What if she gives up? Says screw it and goes to bed for a few months instead of just at 5PM? The depression void isn't that far away for her, and it could be the top of a slippy, slidey slump into purposelessness.
This woman was me in November 2017.
In this moment, I chose to get help. I started engaging in the coaching programme I had signed up for, rather than going through the motions. I did the work of healing, even when it was uncomfortable. Especially when it was, because that was when I wavered. I discovered who I truly am - capable, brave, fun, adventurous, loving, silly, intelligent.
I have a new career that I love, and it loves me right back.
I have a wonderful fiancé - no settling, someone who is my equal and enriches my life.
I have a body that gets through most days and talks to me when it can't. I listen.
I have friends and a life with moments of joy every day.
Yes, there are challenges and I'm growing into new levels all the time, but I've realised something amazing. I fucking love my life. No reservations, no regrets. Even the "questionable choices" led me somewhere pretty damn magical.

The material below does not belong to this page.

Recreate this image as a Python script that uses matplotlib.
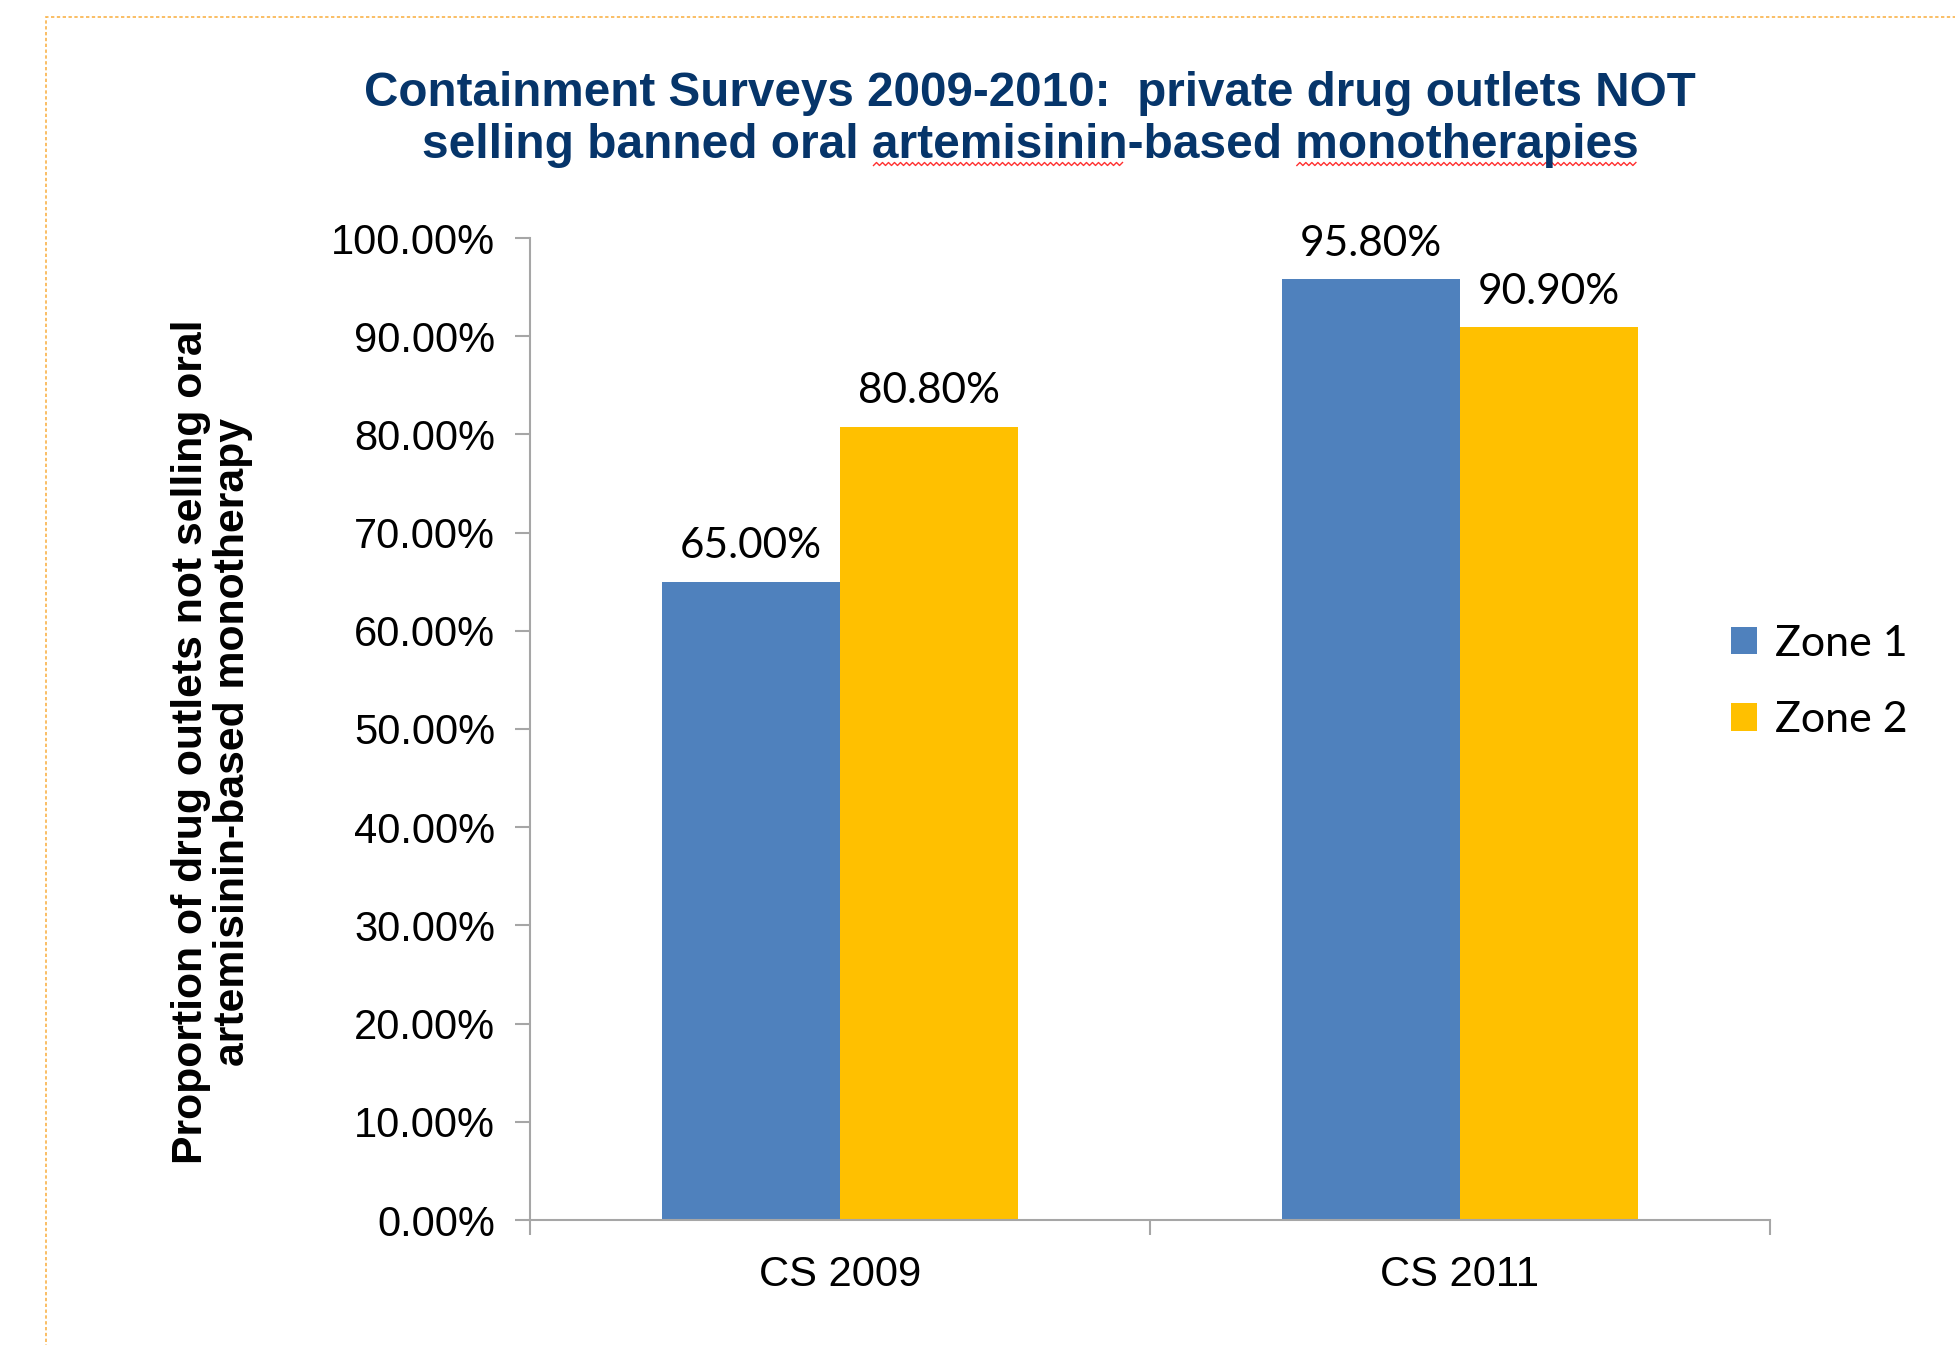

I'm grateful to those alternate me's, because they've got lessons for me too. They keep me present to the risks of settling. They remind me that I can achieve excellence, but not at the expense of living. They remind me that my mental health is precious and that TLC is necessary, not a luxury. They remind me that for all I'm an introvert, I love being around people... they just have to be MY people. They remind me that professional support will help me make magic.
So here's my invitation to you...
Imagine a "bad decision" you've made. Something you give yourself a lot of self criticism for, that is weighing you down. Imagine the version of you that made that choice standing in front of you in the here and now.
Now imagine forgiving them. Thanking them, for doing the very best they could in the moment. Celebrating them, for the resoursefulness and courage to make a decision (or even to decide not to make one). Praising them for being the unique mix of skills, experiences and beliefs that they were then. Give them love. They deserve it.
What's different now? What can you create from this place onwards?